Alors première question : pourquoi les gens vont-ils en prison ? Tout d’abord, il convient de relever que les grandes causes d’incarcération sont très stables : trafic de drogue (13,6 % des détenus mais 15-20 % seraient des drogués) ; viols et violences sexuelles (17, 6 % des prisonniers mais au total 21,4 % sont des délinquants sexuels) ; vols et cambriolages (25,2 % des détenus) ; atteintes aux personnes et homicides (13,6 %) ; coups et blessures (17,6 % des détenus).
Si l’on veut avoir une vraie politique pénale, il faut des peines adaptées aux délits, la prison doit être réservée à certaines catégories de délits ou de crimes. Celles qui ne peuvent être traitées autrement.
Les drogués tout d’abord. Qu’ils soient là pour trafic de stupéfiants (la plupart des petits dealers sont eux-mêmes drogués et revendent pour se procurer l’argent nécessaire à leur propre consommation) ou pour vol, tant qu’ils continueront à se droguer, ils reviendront en prison car c’est là le problème : en prison, ils ne se désintoxiquent pas et continuent à se droguer ! La solution : des centres de désintoxication obligatoires et fermés dans une région éloignés de leur région d’origine sans possibilité de visites de la famille ou des amis dans un premier temps.

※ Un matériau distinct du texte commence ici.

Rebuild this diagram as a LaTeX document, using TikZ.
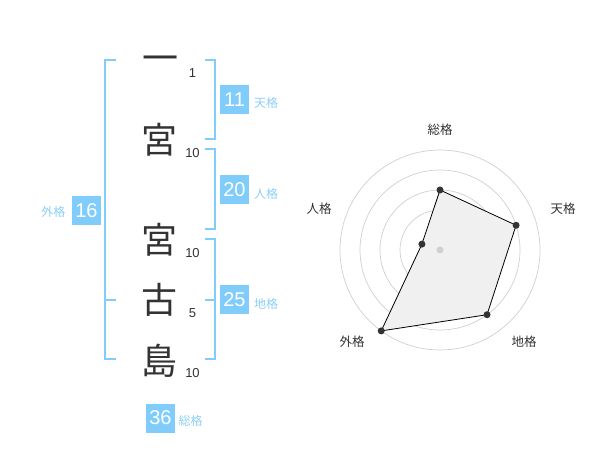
\documentclass[tikz,border=0pt]{standalone}
\usepackage{fontspec}
\usetikzlibrary{calc}
\setmainfont{Liberation Sans}
\newfontfamily\jp{Noto Sans CJK JP}
\definecolor{bl}{RGB}{128,204,250}
\definecolor{bltxt}{RGB}{140,208,248}
\definecolor{ink}{RGB}{51,51,51}
\definecolor{ring}{RGB}{208,208,208}
\definecolor{area}{RGB}{240,240,240}
\begin{document}
\begin{tikzpicture}[x=1pt,y=-1pt,
  kanji/.style={font=\jp\fontsize{36}{36}\selectfont, text=ink, inner sep=0, text height=31.7pt, text depth=4.3pt},
  strokenum/.style={font=\fontsize{13}{13}\selectfont, text=ink, inner sep=0},
  numbox/.style={fill=bl, text=white, minimum size=29pt, inner sep=0, font=\fontsize{20}{20}\selectfont},
  lab/.style={font=\jp\fontsize{12}{12}\selectfont, text=bltxt, inner sep=0},
  brk/.style={draw=bl, line width=1.6pt},
  rlab/.style={font=\jp\fontsize{12.5}{12.5}\selectfont, text=ink, inner sep=0},
  ringline/.style={draw=ring, line width=0.7pt},
  dot/.style={circle, fill=ink, inner sep=0, minimum size=7pt},
]
\useasboundingbox[fill=white] (0,0) rectangle (600,470);

% kanji
\node[kanji] (k1) at (160,58) {一};
\node[kanji] (k2) at (159,140) {宮};
\node[kanji] (k3) at (159,240) {宮};
\node[kanji] (k4) at (159,300) {古};
\node[kanji] (k5) at (159,361) {島};
% stroke counts
\node[strokenum] (s1) at (192.5,73) {1};
\node[strokenum] (s2) at (192.5,153) {10};
\node[strokenum] (s3) at (192.5,253) {10};
\node[strokenum] (s4) at (192.5,313) {5};
\node[strokenum] (s5) at (192.5,373) {10};

% brackets
\draw[brk] (116,60) -- (105,60) -- (105,359.3) -- (116,359.3);
\draw[brk] (105,300) -- (116,300);
\draw[brk] (205,60) -- (215,60) -- (215,139.3) -- (205,139.3);
\draw[brk] (205,149.3) -- (215,149.3) -- (215,229.3) -- (205,229.3);
\draw[brk] (205,239.3) -- (215,239.3) -- (215,359.3) -- (205,359.3);
\draw[brk] (205,300) -- (215,300);

% boxes and labels
\node[numbox] (b16) at (86.5,210.5) {16};
\node[lab] (l16) at (53.5,212) {外格};
\node[numbox] (b11) at (234.5,100) {11};
\node[lab] (l11) at (266,103) {天格};
\node[numbox] (b20) at (234.5,190) {20};
\node[lab] (l20) at (266,194) {人格};
\node[numbox] (b25) at (234.5,300) {25};
\node[lab] (l25) at (266,304) {地格};
\node[numbox] (b36) at (160.5,418) {36};
\node[lab] (l36) at (190.5,421) {総格};

% radar chart
\coordinate (c) at (440,250);
\foreach \r in {20,40,60,80,100} \draw[ringline] (c) circle[radius=\r];
\coordinate (p1) at ($(c)+(-90:60)$);
\coordinate (p2) at ($(c)+(-18:80)$);
\coordinate (p3) at ($(c)+(54:80)$);
\coordinate (p4) at ($(c)+(126:100)$);
\coordinate (p5) at ($(c)+(198:19)$);
\fill[area] (p1) -- (p2) -- (p3) -- (p4) -- (p5) -- cycle;
\draw[black, line width=0.8pt] (p1) -- (p2) -- (p3) -- (p4) -- (p5) -- cycle;
\node[circle, fill=ring, inner sep=0, minimum size=7pt] (cd) at (c) {};
\foreach \p in {p1,p2,p3,p4,p5} \node[dot] at (\p) {};

\node[rlab] (r1) at (440,130) {総格};
\node[rlab] (r2) at (563,208.5) {天格};
\node[rlab] (r3) at (524,342) {地格};
\node[rlab] (r4) at (352,342) {外格};
\node[rlab] (r5) at (319,209) {人格};
\end{tikzpicture}
\end{document}
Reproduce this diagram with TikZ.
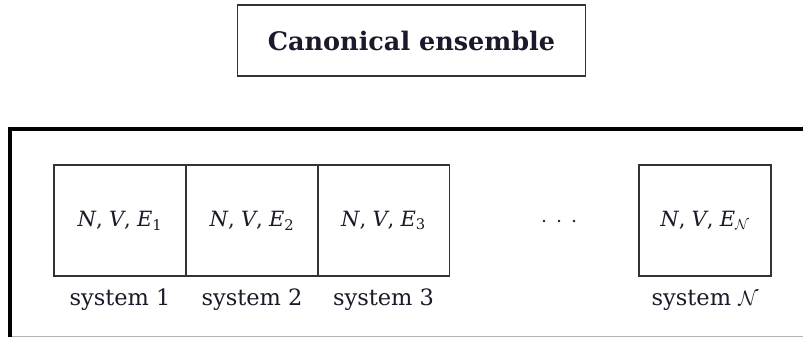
\documentclass[tikz,border=0pt]{standalone}
\usepackage{fontspec}
\setmainfont{DejaVu Serif}
\definecolor{ink}{HTML}{1A1A2A}
\definecolor{boxline}{HTML}{333333}
\begin{document}
\begin{tikzpicture}[x=1pt,y=-1pt,
  titlebox/.style={draw=boxline, line width=1.4pt, minimum width=348pt, minimum height=71pt, inner sep=0pt, font=\fontsize{25.5}{30}\selectfont\bfseries, text=ink},
  sysbox/.style={draw=boxline, line width=1.2pt, minimum width=132pt, minimum height=111pt, inner sep=0pt, font=\fontsize{21}{25}\selectfont, text=ink},
  syslabel/.style={font=\fontsize{22.5}{27}\selectfont, text=ink, inner sep=0pt},
  dotmark/.style={circle, fill=ink, inner sep=0pt, minimum size=2.6pt}]
\useasboundingbox (0,0) rectangle (803,337);
\fill[white] (0,0) rectangle (803,337);
% title
\node[titlebox] (title) at (411.5,40.5) {Canonical ensemble};
% big frame
\coordinate (fl) at (10,337);
\coordinate (ftl) at (10,129);
\coordinate (ftr) at (803,129);
\draw[line width=4pt, line cap=rect] (fl) -- (ftl) -- (ftr);
\draw[black!30, line width=1pt] (12,336.5) -- (803,336.5);
% systems
\node[sysbox] (s1) at (120,220.5) {\textit{N},\hspace{0.3em}\textit{V},\hspace{0.3em}\textit{E}\textsubscript{1}};
\node[sysbox] (s2) at (252,220.5) {\textit{N},\hspace{0.3em}\textit{V},\hspace{0.3em}\textit{E}\textsubscript{2}};
\node[sysbox] (s3) at (383.5,220.5) {\textit{N},\hspace{0.3em}\textit{V},\hspace{0.3em}\textit{E}\textsubscript{3}};
\node[sysbox] (sN) at (705,220.5) {\textit{N},\hspace{0.3em}\textit{V},\hspace{0.3em}\textit{E}$_{\mathcal{N}}$};
\node[dotmark] (d1) at (544,221) {};
\node[dotmark] (d2) at (559,221) {};
\node[dotmark] (d3) at (574,221) {};
% labels
\node[syslabel] (l1) at (120,300) {system 1};
\node[syslabel] (l2) at (252,300) {system 2};
\node[syslabel] (l3) at (383.5,300) {system 3};
\node[syslabel] (lN) at (705,300) {system $\mathcal{N}$};
\end{tikzpicture}
\end{document}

Il faut les couper de leurs liens pour pouvoir les désintoxiquer une fois pour toute et les réintégrer ensuite dans la société.
Les malades mentaux ensuite (dont une part non négligeable des délinquants sexuels) : 24 % des prisonniers ont des troubles psychotiques (20 % ont été suivi ou internés en psychiatrie avant la prison), il n’y a que 200 places pour malades difficiles en UMD, le nombre de lit en psychiatrie est passé de 83000 à 40000 entre 1987 et 2000. L’irresponsabilité pénale était reconnue pour 16 % des crimes traités par les cours d’assises au début des années 80, l’on est passé à 0,17 % en 1997. Il semble évident qu’un net changement de politique est nécessaire.
Des individus ayant des troubles mentaux, responsables de violences ou de délits à caractère sexuel sont envoyés en prison, ne sont pas soignés (l’injonction de soin n’est pas systématique) et ressortiront aussi dangereux qu’ils sont entrés et recommenceront ! La solution est nécessaire : des centres fermés de psychiatrie qui traiteront les pathologies et ne laisseront repartir les malades qu’une fois stabilisés (comme c’est déjà le cas en Italie ou en Suède).
Quant aux individus qui ont réellement commis des délits ou des crimes graves, alors oui, leur place est en prison, où ils doivent dans la mesure du possible, suivre des formations et un parcours de réinsertion. Et les places libérés permettront d’incarcérer réellement des individus dangereux nécessitant ce type de peine.
Ce qui, bien sûr, inclût aussi une rénovation des établissements pénitentiaires pour que les prisonniers soient accueillis dans des conditions décentes.
Si nous voulons une politique pénale efficace qui permette une réinsertion des détenus dans la société, la solution ne réside ni dans le laxisme, ni dans un enfermement systématique, mais bel et bien dans un régime de peines adaptés aux crimes et délits et aux détenus. La prison sera alors une solution parmi d’autres mais plus seulement une solution par défaut.